Source code of charts
>> BEGIN
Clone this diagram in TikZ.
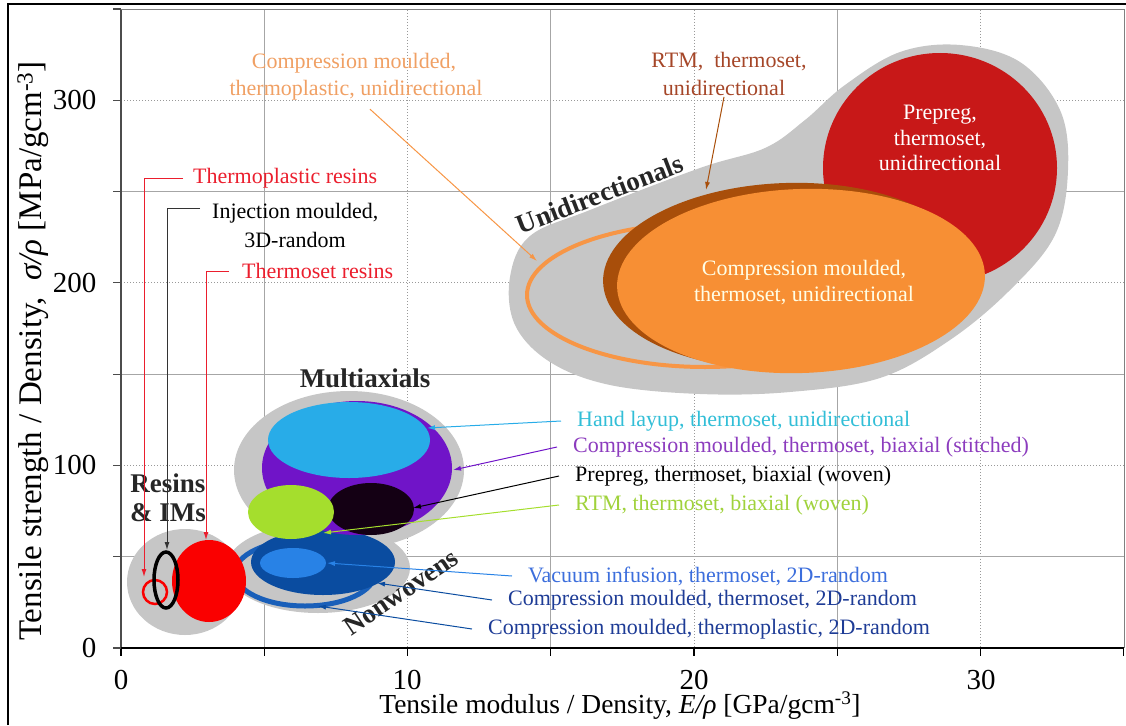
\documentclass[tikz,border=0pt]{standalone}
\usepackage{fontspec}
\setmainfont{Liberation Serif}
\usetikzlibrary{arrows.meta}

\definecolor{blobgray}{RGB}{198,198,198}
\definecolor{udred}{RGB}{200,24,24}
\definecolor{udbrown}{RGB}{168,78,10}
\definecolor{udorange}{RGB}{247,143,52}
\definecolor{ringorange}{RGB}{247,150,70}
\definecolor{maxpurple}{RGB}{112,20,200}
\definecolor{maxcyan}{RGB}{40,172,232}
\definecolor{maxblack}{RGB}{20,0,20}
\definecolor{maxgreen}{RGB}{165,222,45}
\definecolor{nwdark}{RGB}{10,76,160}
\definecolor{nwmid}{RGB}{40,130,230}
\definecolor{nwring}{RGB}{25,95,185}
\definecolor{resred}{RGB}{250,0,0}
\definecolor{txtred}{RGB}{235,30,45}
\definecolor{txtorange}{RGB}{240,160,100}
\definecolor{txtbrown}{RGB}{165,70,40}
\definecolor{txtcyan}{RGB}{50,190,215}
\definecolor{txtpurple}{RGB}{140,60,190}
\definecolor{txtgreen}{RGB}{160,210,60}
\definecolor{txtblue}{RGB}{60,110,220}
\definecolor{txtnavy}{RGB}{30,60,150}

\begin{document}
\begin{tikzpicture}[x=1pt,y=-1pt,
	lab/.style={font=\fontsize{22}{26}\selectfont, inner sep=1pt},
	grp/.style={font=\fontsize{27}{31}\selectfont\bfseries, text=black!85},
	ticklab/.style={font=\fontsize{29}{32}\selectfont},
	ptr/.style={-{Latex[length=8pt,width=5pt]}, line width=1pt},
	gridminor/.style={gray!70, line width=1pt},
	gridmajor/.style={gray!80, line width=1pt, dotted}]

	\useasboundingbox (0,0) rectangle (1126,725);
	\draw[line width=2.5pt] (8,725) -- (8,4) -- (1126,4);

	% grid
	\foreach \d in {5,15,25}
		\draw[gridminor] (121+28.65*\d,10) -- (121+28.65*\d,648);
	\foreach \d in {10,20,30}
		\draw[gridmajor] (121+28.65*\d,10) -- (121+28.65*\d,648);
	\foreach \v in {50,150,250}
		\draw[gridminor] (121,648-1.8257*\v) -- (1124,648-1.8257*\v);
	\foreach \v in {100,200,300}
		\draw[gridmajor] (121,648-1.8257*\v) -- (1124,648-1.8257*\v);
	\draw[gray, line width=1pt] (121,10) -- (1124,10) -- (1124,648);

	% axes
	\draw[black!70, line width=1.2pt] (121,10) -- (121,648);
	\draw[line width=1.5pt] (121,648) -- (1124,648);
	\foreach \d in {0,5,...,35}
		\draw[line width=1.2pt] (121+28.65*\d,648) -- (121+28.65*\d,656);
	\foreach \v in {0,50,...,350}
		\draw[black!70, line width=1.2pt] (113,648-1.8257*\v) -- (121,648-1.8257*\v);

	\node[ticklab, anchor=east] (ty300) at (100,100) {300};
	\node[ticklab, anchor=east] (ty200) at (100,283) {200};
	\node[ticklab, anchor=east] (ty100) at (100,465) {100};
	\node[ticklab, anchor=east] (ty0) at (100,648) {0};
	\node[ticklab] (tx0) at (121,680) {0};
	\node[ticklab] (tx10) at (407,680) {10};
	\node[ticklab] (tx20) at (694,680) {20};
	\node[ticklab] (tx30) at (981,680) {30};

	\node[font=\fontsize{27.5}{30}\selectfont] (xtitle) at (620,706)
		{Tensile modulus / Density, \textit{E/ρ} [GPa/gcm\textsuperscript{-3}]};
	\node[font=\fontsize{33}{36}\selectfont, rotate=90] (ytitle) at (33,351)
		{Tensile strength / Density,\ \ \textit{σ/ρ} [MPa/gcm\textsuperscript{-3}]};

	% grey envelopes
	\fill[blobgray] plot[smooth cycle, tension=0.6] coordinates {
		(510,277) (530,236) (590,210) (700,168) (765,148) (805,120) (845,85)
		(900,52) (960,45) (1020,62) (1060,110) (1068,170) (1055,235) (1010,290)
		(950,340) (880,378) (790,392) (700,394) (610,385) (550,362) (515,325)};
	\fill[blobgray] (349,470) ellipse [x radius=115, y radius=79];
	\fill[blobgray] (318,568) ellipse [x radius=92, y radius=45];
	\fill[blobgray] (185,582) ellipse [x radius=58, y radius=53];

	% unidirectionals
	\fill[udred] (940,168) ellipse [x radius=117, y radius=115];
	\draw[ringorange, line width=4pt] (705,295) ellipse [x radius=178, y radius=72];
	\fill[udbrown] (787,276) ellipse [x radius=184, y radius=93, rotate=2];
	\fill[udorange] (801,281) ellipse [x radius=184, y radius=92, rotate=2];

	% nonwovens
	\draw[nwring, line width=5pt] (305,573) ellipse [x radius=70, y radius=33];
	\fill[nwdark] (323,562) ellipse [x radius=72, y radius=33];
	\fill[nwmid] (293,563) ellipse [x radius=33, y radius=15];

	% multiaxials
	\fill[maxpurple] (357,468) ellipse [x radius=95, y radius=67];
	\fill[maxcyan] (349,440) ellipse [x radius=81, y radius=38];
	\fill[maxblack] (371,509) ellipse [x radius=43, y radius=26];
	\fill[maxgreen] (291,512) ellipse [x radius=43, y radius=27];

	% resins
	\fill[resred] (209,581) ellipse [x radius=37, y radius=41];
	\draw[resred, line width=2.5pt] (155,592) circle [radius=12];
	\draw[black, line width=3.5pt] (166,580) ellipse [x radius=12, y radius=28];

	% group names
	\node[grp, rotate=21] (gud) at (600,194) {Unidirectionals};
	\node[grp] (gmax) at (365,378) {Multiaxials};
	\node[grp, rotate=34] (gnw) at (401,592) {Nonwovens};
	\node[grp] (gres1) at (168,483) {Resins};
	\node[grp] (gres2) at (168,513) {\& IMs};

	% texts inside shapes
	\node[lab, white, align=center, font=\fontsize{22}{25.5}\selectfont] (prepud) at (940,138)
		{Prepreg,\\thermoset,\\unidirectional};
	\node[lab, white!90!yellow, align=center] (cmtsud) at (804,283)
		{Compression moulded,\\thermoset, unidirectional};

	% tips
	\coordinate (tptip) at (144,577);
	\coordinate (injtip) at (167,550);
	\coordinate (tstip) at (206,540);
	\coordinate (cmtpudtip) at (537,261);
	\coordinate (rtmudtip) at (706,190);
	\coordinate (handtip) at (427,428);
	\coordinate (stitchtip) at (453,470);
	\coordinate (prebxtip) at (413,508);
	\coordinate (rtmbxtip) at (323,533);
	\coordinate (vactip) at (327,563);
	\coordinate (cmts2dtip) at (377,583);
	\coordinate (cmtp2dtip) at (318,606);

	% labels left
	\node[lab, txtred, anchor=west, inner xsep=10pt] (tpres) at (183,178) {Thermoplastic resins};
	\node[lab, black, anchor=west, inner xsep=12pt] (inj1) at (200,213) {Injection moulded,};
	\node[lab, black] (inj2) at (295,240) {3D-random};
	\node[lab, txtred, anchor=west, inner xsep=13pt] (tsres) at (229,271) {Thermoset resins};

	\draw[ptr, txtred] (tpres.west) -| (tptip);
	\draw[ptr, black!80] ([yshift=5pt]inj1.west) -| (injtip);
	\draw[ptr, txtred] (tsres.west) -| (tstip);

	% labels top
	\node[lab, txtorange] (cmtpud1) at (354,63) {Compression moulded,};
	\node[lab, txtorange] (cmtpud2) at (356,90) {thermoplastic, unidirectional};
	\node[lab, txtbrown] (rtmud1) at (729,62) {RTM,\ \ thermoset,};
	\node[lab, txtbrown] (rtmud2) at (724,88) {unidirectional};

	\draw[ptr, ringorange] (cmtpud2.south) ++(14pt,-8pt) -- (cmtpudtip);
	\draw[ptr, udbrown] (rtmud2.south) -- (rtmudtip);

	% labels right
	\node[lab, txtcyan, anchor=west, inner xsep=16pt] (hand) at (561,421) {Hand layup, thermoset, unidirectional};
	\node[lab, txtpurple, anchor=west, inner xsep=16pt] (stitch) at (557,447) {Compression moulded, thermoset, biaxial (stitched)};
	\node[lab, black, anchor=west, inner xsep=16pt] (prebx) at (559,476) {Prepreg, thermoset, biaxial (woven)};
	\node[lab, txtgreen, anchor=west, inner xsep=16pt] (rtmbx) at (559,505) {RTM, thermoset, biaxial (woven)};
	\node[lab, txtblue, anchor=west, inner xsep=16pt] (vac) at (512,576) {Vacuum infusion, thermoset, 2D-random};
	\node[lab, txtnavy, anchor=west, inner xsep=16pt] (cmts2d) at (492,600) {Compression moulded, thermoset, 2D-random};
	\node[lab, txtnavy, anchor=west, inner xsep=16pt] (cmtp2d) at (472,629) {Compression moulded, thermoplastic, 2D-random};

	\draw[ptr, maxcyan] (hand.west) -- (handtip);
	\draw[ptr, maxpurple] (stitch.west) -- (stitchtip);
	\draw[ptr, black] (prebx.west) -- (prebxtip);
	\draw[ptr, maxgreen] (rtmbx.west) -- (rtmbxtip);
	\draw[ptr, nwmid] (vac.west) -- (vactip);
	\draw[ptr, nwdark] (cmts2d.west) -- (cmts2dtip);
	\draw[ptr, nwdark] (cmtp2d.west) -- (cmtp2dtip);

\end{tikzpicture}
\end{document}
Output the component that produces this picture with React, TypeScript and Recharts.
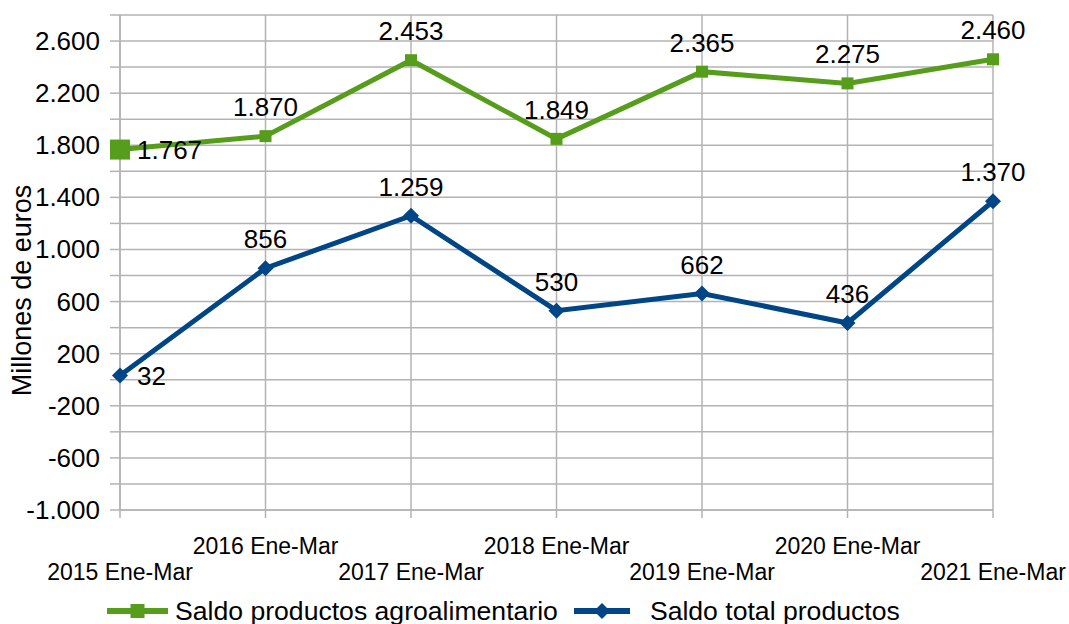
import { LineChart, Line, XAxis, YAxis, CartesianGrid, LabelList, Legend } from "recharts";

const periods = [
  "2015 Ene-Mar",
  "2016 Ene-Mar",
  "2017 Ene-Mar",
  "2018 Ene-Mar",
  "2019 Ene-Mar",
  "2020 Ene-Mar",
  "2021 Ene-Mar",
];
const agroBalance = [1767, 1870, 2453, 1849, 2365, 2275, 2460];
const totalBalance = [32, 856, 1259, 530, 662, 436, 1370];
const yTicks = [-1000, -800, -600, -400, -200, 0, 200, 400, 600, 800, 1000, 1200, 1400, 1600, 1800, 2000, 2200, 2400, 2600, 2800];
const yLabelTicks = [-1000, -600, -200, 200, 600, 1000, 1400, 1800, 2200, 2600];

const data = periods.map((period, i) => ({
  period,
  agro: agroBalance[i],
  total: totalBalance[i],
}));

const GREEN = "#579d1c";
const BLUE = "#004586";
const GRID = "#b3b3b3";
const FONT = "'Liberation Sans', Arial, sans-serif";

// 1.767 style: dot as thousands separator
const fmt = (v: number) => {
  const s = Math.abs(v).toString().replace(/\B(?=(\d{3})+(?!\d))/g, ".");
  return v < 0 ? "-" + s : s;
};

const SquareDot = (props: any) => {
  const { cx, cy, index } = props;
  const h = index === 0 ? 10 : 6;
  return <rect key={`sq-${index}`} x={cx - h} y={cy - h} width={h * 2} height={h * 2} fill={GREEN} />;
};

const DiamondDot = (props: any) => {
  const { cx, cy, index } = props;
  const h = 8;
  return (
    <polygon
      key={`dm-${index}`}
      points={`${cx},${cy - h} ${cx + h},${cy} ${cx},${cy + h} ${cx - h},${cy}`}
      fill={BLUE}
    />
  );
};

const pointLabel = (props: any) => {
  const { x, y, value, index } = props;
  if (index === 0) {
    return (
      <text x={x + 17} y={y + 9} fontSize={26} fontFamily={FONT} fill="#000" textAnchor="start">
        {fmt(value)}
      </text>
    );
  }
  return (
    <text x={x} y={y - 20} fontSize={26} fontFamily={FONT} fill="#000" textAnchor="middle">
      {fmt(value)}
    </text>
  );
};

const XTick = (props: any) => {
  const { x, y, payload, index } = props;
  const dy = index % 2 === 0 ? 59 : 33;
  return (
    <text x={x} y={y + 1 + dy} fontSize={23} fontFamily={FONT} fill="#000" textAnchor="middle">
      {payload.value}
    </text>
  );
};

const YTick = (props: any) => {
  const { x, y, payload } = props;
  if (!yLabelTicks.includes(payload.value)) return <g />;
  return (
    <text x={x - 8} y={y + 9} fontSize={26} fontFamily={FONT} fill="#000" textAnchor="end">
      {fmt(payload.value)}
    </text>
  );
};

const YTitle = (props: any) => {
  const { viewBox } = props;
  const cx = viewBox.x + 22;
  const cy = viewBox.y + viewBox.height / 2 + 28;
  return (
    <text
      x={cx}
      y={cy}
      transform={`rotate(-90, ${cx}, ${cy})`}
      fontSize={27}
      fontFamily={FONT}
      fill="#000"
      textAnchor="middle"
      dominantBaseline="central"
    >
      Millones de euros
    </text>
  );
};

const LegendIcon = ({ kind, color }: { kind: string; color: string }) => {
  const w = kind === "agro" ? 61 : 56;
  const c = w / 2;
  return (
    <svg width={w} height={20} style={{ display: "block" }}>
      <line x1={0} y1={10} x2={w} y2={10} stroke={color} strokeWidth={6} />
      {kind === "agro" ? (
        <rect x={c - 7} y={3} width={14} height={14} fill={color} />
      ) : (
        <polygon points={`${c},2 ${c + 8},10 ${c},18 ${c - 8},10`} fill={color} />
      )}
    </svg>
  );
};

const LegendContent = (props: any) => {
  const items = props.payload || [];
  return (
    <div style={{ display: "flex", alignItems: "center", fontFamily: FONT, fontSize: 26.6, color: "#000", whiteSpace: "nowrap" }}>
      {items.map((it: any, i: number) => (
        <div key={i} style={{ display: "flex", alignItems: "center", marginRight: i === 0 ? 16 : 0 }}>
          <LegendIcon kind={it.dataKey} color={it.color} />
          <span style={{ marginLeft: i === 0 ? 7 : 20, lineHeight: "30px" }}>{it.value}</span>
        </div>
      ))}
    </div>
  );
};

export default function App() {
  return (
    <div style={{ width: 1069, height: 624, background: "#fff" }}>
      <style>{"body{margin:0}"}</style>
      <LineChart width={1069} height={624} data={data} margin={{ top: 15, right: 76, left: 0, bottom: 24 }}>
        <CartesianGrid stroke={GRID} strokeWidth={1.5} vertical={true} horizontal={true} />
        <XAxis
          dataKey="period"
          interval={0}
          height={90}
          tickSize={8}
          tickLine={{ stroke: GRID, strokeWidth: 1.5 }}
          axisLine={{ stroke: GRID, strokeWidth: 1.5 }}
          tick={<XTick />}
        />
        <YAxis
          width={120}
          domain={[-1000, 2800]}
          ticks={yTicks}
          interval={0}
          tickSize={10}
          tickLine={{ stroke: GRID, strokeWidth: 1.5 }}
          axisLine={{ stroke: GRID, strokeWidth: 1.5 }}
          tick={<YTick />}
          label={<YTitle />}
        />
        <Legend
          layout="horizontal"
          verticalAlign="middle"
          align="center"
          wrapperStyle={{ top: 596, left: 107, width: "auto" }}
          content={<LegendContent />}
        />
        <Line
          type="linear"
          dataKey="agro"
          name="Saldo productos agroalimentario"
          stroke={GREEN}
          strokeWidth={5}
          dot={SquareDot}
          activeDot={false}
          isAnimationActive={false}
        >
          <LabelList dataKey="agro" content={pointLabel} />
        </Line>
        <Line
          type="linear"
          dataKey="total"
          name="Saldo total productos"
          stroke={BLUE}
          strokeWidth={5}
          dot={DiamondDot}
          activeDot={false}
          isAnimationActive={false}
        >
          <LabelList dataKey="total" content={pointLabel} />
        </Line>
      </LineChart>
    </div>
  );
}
>> END
#### [OBJECTIVE]
Exactly reproduce the lines from the line holding "Output the component" through the line holding "CartesianGrid, LabelList, Legend", and only those; pictures are to be left out.

#### [RESULT]
Output the component that produces this picture with React, TypeScript and Recharts.
import { LineChart, Line, XAxis, YAxis, CartesianGrid, LabelList, Legend } from "recharts";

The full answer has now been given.